In an effort to curb potential unrest, the police have successfully been granted permission to reveal details of Kaba’s criminal past.
An application by Kaba’s mother to keep the details under wraps until the conclusion of any future inquest into her son’s death was rejected.
In a letter to the court, the had argued that “open and transparent public disclosure” of Kaba’s criminal activities, including the attempted murder of a gangland rival in a nightclub, would “significantly reduce the risk of unrest on the streets of London and keep the public safe”.
Rank and file officers in the Met are understood to “remain astonished” that criminal charges against Blake were brought, with Met boss Mark Rowley declaring the system that holds police marksmen to account to be broken.
On the day Blake was charged, at least 70 firearms officers threatened to refuse armed duties and Rowley has since said the system for investigating fatal shootings by the police was “broken”.

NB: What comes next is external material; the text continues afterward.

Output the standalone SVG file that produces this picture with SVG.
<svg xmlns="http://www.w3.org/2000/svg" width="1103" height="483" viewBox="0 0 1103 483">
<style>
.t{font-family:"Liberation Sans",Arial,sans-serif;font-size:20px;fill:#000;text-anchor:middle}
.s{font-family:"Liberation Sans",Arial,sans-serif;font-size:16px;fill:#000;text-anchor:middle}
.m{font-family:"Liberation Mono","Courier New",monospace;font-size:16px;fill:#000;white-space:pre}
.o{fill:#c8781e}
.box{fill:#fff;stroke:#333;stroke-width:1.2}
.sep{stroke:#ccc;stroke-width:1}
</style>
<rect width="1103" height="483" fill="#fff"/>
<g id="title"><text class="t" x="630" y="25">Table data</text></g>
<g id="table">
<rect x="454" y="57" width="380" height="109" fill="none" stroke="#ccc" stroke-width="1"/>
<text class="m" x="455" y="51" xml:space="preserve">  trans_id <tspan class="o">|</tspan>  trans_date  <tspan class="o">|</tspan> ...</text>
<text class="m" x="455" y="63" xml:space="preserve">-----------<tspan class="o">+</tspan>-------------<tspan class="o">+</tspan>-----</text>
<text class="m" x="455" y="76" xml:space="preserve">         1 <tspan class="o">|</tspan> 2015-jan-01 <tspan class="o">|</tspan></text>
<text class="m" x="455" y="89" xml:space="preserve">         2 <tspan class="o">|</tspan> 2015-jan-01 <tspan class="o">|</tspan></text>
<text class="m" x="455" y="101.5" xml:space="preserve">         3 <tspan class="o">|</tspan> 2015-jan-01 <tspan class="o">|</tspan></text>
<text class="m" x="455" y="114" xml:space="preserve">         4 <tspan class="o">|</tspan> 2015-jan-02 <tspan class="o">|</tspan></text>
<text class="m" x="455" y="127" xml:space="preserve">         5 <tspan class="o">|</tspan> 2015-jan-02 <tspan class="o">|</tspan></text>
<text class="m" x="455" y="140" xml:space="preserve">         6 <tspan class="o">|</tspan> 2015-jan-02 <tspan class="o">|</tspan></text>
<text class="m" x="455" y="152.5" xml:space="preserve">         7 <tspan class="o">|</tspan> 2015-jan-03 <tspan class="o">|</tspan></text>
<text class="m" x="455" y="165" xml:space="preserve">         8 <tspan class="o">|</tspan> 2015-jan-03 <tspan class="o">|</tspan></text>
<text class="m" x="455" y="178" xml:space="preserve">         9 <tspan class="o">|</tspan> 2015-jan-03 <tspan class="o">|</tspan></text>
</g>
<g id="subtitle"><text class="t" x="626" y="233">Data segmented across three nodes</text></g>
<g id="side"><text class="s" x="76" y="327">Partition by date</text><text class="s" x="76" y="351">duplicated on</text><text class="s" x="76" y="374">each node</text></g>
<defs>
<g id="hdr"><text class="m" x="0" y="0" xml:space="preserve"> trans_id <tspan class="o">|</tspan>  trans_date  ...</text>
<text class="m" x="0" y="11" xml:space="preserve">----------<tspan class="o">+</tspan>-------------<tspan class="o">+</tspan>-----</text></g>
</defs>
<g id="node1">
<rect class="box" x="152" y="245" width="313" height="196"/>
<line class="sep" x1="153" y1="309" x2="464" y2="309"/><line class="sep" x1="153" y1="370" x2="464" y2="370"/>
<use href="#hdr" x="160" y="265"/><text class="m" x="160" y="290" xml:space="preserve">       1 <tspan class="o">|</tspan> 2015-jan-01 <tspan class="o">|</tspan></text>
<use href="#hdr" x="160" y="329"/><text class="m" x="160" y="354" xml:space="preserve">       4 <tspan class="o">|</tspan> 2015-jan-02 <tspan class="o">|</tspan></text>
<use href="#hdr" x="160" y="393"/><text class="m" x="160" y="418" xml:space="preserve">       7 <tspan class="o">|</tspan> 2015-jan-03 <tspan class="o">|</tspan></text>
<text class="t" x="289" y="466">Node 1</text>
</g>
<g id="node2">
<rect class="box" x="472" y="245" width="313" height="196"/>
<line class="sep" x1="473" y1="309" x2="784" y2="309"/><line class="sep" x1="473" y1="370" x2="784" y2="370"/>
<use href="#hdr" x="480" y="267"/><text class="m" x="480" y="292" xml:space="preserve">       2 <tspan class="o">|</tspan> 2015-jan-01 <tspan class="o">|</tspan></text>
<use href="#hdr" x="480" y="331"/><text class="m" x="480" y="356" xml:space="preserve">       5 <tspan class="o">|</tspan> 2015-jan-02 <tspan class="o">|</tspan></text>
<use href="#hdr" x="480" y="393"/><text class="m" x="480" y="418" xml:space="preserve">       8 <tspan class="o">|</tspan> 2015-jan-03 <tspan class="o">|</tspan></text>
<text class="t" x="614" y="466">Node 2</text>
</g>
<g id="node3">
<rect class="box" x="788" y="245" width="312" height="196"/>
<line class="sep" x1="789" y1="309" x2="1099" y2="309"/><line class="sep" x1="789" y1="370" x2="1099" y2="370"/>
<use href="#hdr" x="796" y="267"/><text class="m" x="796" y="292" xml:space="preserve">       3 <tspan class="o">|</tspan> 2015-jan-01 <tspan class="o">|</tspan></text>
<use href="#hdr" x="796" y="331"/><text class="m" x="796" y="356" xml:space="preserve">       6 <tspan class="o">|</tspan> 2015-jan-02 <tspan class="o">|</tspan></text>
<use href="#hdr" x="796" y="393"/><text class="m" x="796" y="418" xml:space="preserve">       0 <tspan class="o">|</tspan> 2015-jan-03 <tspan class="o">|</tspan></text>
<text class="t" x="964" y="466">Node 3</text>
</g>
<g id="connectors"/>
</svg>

A firearms officer who spoke to the BBC Today programme on Tuesday morning on the condition of anonymity called for the current way of investigating officers who kill suspects in the line of duty to be replaced with something “akin to the court-martial system that we see in the military”.
He said this would involve “a panel of legal experts, a panel of subject-matter experts who can call on witnesses from the incident itself, can call on further witnesses in a particular area to bring their expertise to bear”.